Task details:
Select, from the material below, each line with "this" in it.

Given entries:
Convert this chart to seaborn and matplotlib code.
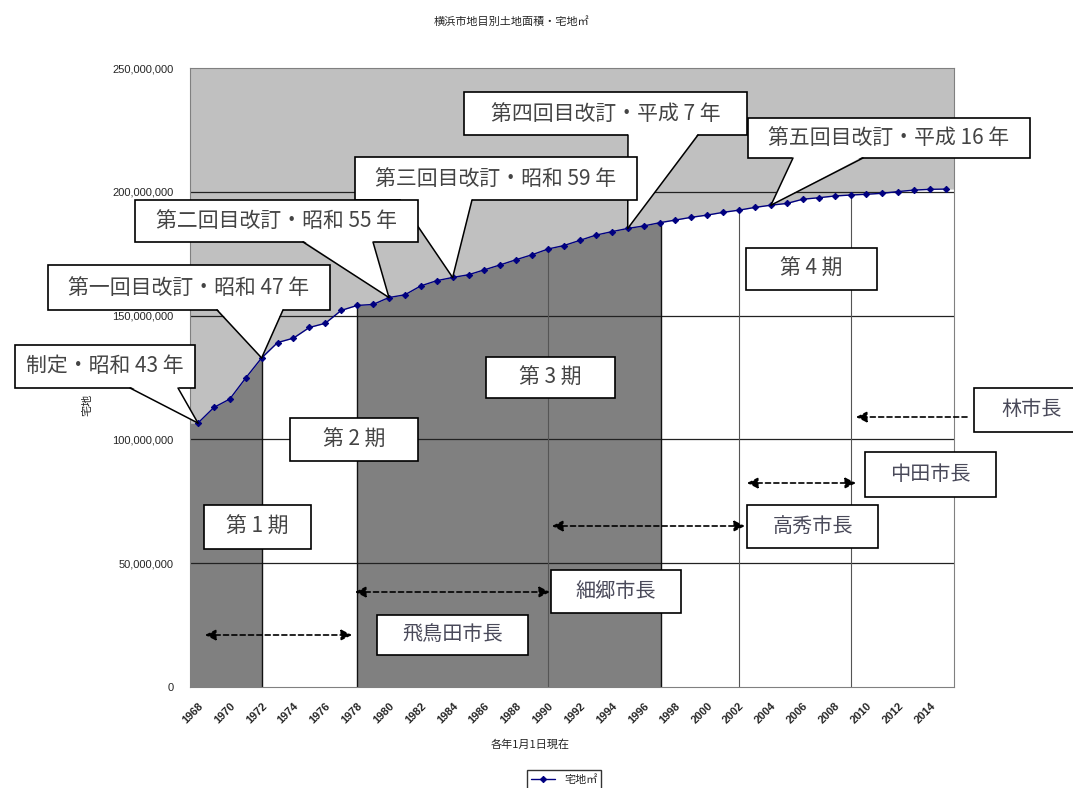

--

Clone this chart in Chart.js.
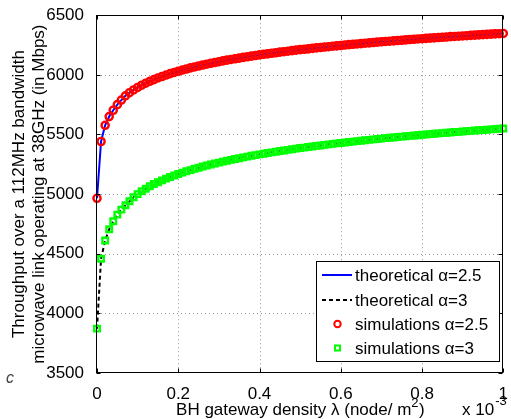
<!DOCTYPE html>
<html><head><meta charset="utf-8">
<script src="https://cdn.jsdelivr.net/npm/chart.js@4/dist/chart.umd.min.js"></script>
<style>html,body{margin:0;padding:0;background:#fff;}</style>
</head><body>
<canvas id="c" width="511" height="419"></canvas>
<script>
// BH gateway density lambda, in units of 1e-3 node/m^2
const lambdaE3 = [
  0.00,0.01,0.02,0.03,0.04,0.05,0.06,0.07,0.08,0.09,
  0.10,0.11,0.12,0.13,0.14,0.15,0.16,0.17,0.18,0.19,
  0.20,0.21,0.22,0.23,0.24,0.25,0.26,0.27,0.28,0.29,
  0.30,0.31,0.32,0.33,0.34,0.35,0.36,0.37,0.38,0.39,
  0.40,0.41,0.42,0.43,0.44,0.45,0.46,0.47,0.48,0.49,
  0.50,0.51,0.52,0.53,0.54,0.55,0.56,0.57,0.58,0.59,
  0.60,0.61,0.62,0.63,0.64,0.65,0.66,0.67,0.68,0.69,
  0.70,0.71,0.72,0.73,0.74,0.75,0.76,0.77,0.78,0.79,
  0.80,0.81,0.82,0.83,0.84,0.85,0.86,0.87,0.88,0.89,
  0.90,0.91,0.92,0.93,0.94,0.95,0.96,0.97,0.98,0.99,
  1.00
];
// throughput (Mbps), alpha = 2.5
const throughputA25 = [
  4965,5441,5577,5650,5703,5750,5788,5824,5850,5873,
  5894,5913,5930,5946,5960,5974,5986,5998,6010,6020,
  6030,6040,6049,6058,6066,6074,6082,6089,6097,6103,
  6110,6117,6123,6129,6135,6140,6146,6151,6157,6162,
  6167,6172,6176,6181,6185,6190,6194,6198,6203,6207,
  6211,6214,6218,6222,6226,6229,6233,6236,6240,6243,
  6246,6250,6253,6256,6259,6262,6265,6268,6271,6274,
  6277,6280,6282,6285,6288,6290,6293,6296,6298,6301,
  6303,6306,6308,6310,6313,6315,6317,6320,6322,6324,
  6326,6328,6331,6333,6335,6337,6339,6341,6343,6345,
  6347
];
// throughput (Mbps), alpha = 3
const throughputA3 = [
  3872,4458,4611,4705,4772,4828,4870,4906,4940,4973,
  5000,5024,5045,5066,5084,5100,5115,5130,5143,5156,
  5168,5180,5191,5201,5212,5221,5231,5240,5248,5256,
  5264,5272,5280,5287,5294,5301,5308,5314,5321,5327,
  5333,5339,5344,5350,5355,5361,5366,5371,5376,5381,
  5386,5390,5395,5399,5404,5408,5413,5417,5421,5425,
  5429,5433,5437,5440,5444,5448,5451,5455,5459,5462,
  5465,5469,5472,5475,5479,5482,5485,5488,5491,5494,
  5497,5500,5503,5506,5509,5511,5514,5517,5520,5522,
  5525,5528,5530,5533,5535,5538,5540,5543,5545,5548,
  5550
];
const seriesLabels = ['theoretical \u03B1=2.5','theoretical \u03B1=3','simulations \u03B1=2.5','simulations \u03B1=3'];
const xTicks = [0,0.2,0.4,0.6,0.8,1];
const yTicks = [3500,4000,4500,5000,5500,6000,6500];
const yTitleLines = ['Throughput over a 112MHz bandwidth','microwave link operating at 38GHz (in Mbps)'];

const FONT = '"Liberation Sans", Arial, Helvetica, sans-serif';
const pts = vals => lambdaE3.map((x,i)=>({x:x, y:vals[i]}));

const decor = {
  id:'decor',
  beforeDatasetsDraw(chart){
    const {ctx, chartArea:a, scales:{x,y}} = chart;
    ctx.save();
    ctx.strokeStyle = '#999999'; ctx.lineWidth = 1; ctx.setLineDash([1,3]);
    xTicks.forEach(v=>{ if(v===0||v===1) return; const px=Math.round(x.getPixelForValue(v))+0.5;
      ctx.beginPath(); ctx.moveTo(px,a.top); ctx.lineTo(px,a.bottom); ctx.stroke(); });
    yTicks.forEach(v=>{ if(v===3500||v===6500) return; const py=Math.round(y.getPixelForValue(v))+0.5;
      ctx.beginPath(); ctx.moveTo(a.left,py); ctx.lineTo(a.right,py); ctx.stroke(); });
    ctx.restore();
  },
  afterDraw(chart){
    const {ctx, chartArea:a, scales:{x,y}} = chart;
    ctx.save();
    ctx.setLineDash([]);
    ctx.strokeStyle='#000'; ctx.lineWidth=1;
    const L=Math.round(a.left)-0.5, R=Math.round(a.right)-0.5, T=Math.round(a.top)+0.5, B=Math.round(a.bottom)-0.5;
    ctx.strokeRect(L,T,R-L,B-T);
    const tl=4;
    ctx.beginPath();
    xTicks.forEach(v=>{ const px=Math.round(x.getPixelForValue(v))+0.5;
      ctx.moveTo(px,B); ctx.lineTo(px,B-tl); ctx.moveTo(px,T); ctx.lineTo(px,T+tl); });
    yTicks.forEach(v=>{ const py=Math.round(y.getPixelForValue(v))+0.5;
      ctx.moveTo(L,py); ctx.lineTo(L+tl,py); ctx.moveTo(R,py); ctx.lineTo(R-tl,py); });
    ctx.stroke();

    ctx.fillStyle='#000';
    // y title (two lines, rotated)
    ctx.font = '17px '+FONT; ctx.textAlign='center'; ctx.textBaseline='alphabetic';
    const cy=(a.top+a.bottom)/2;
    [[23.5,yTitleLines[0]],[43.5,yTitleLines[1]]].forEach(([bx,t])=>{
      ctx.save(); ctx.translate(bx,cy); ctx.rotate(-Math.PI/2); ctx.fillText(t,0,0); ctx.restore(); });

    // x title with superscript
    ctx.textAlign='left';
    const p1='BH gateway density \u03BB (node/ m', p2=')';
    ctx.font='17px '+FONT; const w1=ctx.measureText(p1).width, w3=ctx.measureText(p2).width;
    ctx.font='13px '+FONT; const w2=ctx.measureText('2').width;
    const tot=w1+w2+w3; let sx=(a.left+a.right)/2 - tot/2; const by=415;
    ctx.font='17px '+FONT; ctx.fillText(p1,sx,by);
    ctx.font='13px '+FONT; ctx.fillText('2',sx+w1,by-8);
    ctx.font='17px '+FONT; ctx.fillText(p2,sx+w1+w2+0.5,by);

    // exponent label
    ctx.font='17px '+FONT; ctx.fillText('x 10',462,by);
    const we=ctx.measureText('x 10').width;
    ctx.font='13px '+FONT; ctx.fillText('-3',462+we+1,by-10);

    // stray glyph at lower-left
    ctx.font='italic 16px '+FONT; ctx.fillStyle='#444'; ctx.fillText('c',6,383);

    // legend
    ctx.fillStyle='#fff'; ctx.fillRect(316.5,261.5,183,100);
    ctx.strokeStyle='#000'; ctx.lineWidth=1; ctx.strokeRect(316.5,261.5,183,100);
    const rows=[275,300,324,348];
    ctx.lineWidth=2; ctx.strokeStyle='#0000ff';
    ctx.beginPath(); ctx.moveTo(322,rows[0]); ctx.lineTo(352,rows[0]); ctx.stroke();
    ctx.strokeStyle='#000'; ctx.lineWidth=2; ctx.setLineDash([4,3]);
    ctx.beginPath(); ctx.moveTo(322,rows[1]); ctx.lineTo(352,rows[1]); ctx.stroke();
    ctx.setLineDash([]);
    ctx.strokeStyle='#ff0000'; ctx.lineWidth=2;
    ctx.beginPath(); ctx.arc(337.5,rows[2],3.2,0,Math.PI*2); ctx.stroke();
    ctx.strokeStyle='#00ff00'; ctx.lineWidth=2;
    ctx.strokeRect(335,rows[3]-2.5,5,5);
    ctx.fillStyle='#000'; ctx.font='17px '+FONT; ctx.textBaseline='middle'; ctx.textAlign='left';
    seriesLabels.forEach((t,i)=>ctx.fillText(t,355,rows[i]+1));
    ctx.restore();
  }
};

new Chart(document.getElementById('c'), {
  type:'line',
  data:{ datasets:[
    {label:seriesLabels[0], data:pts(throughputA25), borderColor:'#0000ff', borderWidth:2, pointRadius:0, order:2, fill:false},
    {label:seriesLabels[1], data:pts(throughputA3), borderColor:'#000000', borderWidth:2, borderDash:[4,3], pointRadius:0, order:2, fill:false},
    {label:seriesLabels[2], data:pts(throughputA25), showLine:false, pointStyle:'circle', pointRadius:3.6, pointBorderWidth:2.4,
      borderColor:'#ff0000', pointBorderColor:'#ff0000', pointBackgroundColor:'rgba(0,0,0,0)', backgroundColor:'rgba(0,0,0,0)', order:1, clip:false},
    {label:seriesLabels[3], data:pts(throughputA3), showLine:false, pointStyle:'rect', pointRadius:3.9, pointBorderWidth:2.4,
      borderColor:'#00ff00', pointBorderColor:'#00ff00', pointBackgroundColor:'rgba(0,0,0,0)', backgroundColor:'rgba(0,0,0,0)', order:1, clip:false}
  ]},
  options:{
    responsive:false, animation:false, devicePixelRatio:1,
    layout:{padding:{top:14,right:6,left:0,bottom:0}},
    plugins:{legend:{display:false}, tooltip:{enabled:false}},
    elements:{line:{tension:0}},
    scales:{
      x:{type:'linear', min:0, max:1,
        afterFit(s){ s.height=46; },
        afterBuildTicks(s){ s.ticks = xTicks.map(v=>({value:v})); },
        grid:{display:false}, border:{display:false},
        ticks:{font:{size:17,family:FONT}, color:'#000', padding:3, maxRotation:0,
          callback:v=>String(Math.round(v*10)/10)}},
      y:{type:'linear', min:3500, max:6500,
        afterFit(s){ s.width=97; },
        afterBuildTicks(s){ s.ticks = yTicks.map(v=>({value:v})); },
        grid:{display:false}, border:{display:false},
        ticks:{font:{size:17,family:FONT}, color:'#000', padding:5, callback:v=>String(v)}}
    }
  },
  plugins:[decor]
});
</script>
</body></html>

Complete response:
Convert this chart to seaborn and matplotlib code.
Clone this chart in Chart.js.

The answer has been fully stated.